# Provided data

****************

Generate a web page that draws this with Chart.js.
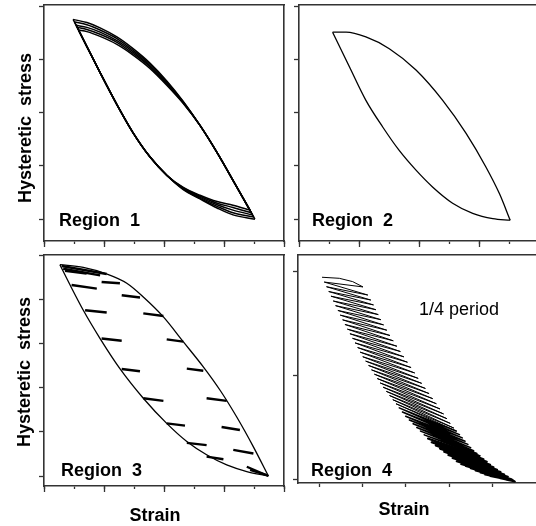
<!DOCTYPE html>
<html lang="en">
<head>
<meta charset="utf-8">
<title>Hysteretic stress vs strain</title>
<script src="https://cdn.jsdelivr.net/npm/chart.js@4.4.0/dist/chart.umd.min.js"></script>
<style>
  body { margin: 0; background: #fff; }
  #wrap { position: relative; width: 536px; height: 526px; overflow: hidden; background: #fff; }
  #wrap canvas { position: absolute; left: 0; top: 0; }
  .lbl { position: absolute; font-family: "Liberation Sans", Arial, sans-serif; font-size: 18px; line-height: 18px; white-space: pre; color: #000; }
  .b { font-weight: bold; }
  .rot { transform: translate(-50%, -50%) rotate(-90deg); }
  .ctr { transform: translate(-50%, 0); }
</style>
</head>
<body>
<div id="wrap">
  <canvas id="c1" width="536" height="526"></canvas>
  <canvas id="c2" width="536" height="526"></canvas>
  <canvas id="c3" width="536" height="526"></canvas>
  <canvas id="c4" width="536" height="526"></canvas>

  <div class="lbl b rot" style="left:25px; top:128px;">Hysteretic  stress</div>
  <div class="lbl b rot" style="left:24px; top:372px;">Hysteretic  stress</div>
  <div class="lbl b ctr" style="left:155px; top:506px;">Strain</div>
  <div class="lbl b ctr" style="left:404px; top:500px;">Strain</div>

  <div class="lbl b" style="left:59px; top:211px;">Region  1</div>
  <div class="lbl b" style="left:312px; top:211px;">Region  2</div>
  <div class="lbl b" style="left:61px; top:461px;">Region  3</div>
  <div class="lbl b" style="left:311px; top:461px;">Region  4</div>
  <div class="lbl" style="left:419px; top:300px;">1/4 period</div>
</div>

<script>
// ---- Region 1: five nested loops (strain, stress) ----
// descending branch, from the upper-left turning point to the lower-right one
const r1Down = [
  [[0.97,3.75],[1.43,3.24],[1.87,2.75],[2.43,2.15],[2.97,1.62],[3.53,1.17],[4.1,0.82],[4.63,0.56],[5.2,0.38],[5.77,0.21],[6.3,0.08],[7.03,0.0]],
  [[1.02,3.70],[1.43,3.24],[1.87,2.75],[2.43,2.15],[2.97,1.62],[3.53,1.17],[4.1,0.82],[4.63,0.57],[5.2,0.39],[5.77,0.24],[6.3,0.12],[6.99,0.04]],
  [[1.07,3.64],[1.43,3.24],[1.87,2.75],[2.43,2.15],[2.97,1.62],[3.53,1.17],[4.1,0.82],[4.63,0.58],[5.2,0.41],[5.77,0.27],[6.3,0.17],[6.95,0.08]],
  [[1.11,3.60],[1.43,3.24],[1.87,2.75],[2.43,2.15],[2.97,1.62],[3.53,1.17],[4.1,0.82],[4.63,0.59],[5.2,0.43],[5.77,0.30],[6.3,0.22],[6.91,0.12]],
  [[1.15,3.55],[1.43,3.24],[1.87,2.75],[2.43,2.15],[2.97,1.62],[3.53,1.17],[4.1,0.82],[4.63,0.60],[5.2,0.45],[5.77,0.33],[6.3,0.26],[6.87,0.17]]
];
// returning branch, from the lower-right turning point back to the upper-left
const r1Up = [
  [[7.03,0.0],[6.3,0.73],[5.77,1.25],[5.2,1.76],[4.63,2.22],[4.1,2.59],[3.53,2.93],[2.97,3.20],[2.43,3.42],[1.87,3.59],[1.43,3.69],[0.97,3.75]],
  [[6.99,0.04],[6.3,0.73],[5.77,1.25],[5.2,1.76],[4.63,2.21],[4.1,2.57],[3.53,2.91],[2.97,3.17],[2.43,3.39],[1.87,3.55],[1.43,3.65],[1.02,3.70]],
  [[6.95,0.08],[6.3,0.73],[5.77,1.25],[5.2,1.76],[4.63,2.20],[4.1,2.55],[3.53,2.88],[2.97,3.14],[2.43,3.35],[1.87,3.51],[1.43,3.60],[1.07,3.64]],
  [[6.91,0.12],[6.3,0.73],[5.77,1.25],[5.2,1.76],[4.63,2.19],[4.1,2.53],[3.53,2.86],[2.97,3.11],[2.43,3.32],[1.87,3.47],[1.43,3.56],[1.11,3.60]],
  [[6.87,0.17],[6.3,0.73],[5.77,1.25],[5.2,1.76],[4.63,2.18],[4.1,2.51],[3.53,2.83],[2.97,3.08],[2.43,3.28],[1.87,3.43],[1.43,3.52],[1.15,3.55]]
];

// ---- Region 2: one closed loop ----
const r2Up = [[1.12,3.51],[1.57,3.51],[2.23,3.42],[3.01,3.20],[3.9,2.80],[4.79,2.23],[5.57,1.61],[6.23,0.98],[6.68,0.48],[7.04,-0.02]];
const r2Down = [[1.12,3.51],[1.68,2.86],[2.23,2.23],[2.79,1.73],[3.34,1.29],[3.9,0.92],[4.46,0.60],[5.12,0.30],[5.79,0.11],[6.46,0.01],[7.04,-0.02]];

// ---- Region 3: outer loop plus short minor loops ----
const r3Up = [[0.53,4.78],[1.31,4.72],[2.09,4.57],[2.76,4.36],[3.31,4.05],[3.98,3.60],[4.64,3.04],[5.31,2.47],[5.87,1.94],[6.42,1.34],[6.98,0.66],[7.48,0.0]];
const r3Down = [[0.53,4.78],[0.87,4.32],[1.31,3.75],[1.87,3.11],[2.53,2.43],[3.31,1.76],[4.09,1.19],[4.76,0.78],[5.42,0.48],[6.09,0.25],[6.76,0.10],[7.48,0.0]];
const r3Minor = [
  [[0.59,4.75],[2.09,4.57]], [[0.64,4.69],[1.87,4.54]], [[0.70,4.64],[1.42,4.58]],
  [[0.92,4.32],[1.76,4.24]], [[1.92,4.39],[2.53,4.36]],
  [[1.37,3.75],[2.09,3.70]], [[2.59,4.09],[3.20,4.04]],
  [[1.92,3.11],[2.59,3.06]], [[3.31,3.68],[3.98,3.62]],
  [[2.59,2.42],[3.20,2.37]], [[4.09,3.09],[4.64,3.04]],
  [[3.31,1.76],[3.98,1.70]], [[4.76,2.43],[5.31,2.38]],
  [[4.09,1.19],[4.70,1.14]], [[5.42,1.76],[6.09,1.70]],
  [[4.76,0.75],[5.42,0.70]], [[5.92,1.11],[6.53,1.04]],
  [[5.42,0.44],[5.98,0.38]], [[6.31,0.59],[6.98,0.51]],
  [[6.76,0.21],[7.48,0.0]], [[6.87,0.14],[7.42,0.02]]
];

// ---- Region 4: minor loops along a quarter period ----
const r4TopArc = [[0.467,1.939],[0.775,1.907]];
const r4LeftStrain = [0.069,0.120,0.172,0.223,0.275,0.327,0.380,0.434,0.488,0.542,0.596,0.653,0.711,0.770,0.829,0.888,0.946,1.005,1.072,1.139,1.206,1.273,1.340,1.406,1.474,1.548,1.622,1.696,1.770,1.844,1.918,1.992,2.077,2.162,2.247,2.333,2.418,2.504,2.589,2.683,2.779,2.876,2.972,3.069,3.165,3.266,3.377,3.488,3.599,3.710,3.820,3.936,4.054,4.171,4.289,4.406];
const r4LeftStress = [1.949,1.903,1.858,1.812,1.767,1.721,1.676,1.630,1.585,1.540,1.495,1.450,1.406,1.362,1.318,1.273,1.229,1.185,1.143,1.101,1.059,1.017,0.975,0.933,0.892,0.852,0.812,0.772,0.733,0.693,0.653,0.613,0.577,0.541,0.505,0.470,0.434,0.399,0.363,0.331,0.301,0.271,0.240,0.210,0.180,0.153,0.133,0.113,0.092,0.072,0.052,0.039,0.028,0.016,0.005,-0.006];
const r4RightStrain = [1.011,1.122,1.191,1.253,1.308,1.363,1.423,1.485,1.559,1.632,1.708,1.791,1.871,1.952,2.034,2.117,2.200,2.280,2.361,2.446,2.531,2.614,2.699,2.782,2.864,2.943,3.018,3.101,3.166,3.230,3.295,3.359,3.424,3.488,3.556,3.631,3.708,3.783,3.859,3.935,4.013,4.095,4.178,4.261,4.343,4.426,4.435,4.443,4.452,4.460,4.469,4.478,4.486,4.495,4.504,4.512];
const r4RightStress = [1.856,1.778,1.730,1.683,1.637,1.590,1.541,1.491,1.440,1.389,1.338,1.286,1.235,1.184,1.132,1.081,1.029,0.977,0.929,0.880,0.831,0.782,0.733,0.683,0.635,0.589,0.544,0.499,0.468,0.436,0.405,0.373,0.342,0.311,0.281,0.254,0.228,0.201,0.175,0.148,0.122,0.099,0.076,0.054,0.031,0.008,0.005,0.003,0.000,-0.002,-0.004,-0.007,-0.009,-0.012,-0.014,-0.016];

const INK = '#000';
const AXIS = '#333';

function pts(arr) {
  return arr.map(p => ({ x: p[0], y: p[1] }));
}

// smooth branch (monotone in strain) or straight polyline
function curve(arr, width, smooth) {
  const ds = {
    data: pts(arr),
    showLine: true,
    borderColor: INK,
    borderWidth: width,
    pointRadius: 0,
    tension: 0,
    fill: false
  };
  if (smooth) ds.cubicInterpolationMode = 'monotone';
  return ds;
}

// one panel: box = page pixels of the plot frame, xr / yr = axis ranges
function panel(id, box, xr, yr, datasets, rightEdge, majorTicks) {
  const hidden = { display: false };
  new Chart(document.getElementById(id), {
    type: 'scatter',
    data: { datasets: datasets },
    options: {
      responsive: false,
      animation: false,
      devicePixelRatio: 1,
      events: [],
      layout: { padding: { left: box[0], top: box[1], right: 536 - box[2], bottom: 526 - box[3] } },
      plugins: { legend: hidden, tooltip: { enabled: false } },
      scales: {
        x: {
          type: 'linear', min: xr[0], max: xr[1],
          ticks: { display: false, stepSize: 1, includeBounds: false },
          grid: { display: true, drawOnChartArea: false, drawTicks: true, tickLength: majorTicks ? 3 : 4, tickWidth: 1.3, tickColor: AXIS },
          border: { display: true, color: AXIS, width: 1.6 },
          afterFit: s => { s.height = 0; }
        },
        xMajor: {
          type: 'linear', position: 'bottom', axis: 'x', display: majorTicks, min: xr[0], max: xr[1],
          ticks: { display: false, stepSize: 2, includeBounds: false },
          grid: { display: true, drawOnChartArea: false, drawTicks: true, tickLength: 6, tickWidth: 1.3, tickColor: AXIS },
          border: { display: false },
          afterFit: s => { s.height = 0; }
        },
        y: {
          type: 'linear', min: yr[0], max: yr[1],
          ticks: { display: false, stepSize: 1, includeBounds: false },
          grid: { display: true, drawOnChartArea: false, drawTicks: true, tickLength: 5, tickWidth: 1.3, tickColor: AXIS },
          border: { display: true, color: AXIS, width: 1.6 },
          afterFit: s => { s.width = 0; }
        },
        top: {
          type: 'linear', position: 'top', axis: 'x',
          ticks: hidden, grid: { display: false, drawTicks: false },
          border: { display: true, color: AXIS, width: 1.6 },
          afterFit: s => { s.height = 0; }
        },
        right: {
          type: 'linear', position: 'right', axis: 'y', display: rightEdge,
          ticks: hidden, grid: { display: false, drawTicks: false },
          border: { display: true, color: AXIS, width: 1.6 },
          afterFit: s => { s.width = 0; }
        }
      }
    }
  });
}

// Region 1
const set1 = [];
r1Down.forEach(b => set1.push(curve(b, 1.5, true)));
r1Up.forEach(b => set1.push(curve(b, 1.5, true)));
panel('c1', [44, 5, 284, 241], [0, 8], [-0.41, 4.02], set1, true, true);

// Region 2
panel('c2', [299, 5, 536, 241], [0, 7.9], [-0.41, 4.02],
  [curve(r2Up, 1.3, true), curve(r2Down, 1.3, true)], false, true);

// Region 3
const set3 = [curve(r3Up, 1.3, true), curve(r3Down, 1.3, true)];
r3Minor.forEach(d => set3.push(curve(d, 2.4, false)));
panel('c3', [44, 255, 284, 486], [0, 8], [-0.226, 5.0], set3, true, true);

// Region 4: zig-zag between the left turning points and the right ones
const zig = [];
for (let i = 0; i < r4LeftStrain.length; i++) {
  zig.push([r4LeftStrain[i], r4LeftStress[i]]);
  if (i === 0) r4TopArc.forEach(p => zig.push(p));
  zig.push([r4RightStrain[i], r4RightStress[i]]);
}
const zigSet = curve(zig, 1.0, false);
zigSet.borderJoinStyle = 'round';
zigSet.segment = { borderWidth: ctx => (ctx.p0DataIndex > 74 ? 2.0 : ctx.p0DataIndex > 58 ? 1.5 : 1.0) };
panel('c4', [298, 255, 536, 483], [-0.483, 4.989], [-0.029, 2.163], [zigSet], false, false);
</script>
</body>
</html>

****************

# What is required
Tally every line of the listing that holds the string "page", then give the number by itself.

# Result
2